In late September of that year, at a barracks he constructed on his property in Metaline, Mathews founded (with eight other men) the group that would come to be known as The Order, which he called the "Silent Brotherhood." They included his friend and neighbor, Ken Loff, and a group from Aryan Nations: Dan Bauer, Randy Duey, Denver Parmenter, and Bruce Pierce. David Lane, Richie Kemp and Bill Soderquist, recent recruits, rounded out the group. None had ever committed a violent crime, or had served prison time.

The first order of business, according to Mathews' plan, was to obtain money to support white separatism and they robbed an adult bookstore in Spokane which netted them $369.10. They agreed that it was not worth the risks they had taken, and so turned their attention to robbing armored cars and counterfeiting. They printed up some phony $50 notes and 28-year-old Pierce was quickly arrested after passing a few.

In order to raise Pierce's bail, Mathews, acting alone, robbed a bank just north of Seattle. He stole almost $26,000. Some of The Order's members, along with a new recruit, Gary Yarborough, carried out more robberies and burglaries, which netted them over $43,000. A subsequent robbery yielded several hundred thousand dollars. Another recruit, Tom Martinez, was caught and charged for passing more counterfeit currency. Then in July, 1984, they deployed approximately a dozen men in a successful effort to rob a Brink's truck of $3,600,000.[4]

The robbers distributed some of the stolen money to various other terrorist and otherwise White racialist organizations, including the North Carolina-based White Patriot Party.[5]

[edit] Final days
[edit] Last letter
Prior to his death, Mathews wrote a long letter explaining his life, and justifying his actions.[6]

[edit] Last days
Mathews and the other members of the Order were eventually given up by Martinez, who had come under pressure after his counterfeiting arrest. After he revealed information regarding Mathews' activities to the Federal Bureau of Investigation, agents moved to capture Mathews and his associates. By the time they could set up the operation, all of Mathews' accomplices and friends had decided to move again to other safe houses. Mathews was surrounded in a house south of Coupeville, Washington on Whidbey Island by government agents on December 8, 1984. Mathews refused to come out after an intense exchange of gunfire. The FBI then fired dozens of smoke grenades into the house in an attempt to force Mathews out, but were thwarted by his use of a gas mask. They then fired several M-79 Starburst flares inside the house, setting off a box of hand grenades and a stockpile of ammunition. Mathews continued to fire at agents as the house burned, but then suddenly stopped. After the wreckage had cooled enough to be searched, agents found the burned remains of 31 year old Mathews' body next to a charred bathtub.
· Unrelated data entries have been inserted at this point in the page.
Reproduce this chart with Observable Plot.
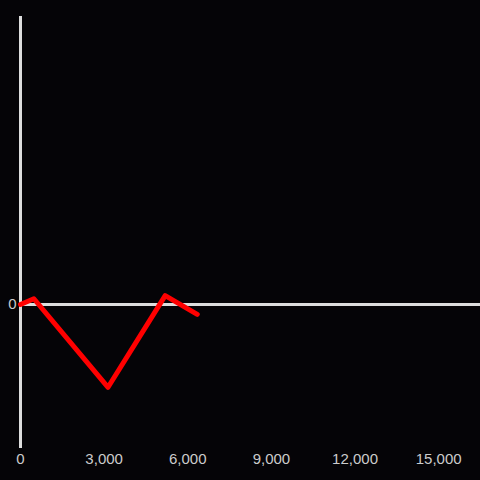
<!DOCTYPE html>
<html>
<head>
<meta charset="utf-8">
<script src="https://cdn.jsdelivr.net/npm/d3@7"></script>
<script src="https://cdn.jsdelivr.net/npm/@observablehq/plot@0.6"></script>
<style>
  html, body { margin: 0; padding: 0; background: #050407; }
  #chart { width: 480px; height: 480px; }
</style>
</head>
<body>
<div id="chart"></div>
<script>
const xValues = [0, 480, 3140, 5190, 6340];
const yValues = [0, 40, -575, 62, -68];
const xTicks = [0, 3000, 6000, 9000, 12000, 15000];
const yTicks = [0];
const xDomain = [0, 16500];
const yDomain = [-1000, 2000];

const data = xValues.map((x, i) => ({x, y: yValues[i]}));

const chart = Plot.plot({
  width: 480,
  height: 480,
  marginLeft: 20,
  marginRight: 0,
  marginTop: 16,
  marginBottom: 32,
  style: {background: "#050407", color: "#cccccc", fontFamily: "'Liberation Sans', Arial, sans-serif"},
  x: {domain: xDomain, label: null},
  y: {domain: yDomain, label: null},
  marks: [
    Plot.axisX({ticks: xTicks, tickFormat: d3.format(","), tickSize: 0, tickPadding: 5, fontSize: 15, label: null, fill: "#cccccc"}),
    Plot.axisY({ticks: yTicks, tickSize: 0, tickPadding: 4, fontSize: 15, label: null, fill: "#cccccc"}),
    Plot.ruleX([0], {stroke: "#dddddd", strokeWidth: 3}),
    Plot.ruleY([0], {stroke: "#dddddd", strokeWidth: 3}),
    Plot.line(data, {x: "x", y: "y", stroke: "#ff0000", strokeWidth: 5})
  ]
});
document.getElementById("chart").appendChild(chart);
</script>
</body>
</html>
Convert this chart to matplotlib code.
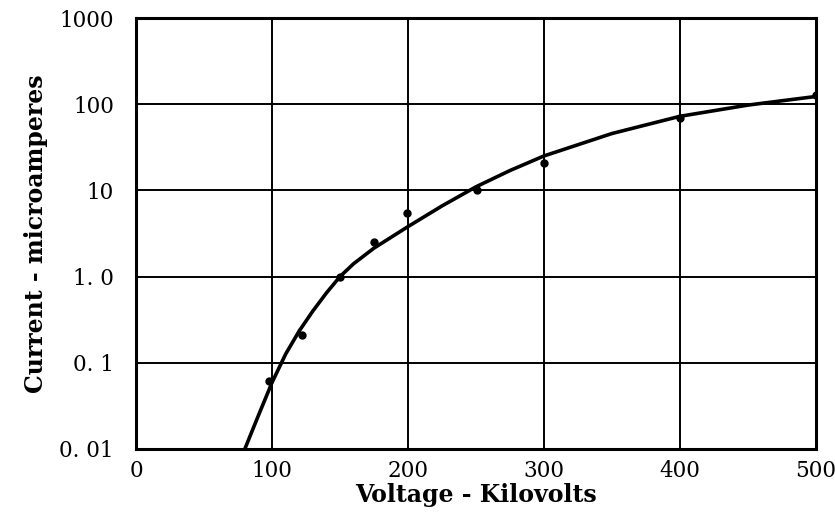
import matplotlib.pyplot as plt
from matplotlib.ticker import FixedLocator, FixedFormatter, NullLocator

# measured points (kV, microamperes)
volts = [98, 122, 150, 175, 199, 251, 300, 400, 500]
current = [0.062, 0.21, 1.0, 2.5, 5.5, 10.0, 21, 69, 127]

# fitted curve as drawn
curve_v = [80, 90, 100, 110, 120, 130, 140, 150, 160, 175, 200, 225, 250, 275, 300, 350, 400, 450, 500]
curve_i = [0.01, 0.0245, 0.059, 0.126, 0.234, 0.398, 0.646, 1.0, 1.41, 2.14, 3.8, 6.6, 11.0, 17.0, 25.1, 45.7, 72.4, 97.7, 123]

x_ticks = [0, 100, 200, 300, 400, 500]
y_ticks = [0.01, 0.1, 1.0, 10, 100, 1000]
y_labels = ['0. 01', '0. 1', '1. 0', '10', '100', '1000']

plt.rcParams['font.family'] = ['DejaVu Serif']

fig = plt.figure(figsize=(8.35, 5.16), dpi=100)
ax = fig.add_axes([0.163, 0.130, 0.814, 0.835])

ax.set_yscale('log')
ax.set_xlim(0, 500)
ax.set_ylim(0.01, 1000)

ax.plot(curve_v, curve_i, color='black', lw=2.6, solid_capstyle='round', solid_joinstyle='round')
ax.plot(volts, current, 'o', color='black', markersize=5)

ax.xaxis.set_major_locator(FixedLocator(x_ticks))
ax.yaxis.set_major_locator(FixedLocator(y_ticks))
ax.yaxis.set_major_formatter(FixedFormatter(y_labels))
ax.yaxis.set_minor_locator(NullLocator())
ax.tick_params(length=0, labelsize=15.5)
ax.tick_params(axis='x', pad=8)
ax.tick_params(axis='y', pad=16)

ax.grid(True, color='black', lw=1.4)
for s in ax.spines.values():
    s.set_linewidth(2.2)

ax.set_xlabel('Voltage - Kilovolts', fontsize=17, fontweight='bold', labelpad=1)
ax.set_ylabel('Current - microamperes', fontsize=17, fontweight='bold', labelpad=8)

fig.savefig('out.png', dpi=100)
Eventually over 75 people were convicted of crimes connected to The Order in eight trials. Charges included racketeering, conspiracy, counterfeiting, transporting stolen money, and armored car robbery. Ten people connected to the case, including Butler, Lane, and Pierce, were tried for sedition, but were acquitted by the jury.[7]

[edit] Mathews in popular culture
In 1995, the neo-Nazi band RaHoWa released their album "Cult of the Holy War," on the Resistance Records label. The second track was a song entitled "Man Against Time," the lyrics of which praised Robert Mathews and his deeds in the strongest terms.

In 2004, the white nationalist, neo-Nazi music group Prussian Blue paid tribute to Mathews with the song "Gone With The Breeze" (off of their first album, Fragment of the Future).[8]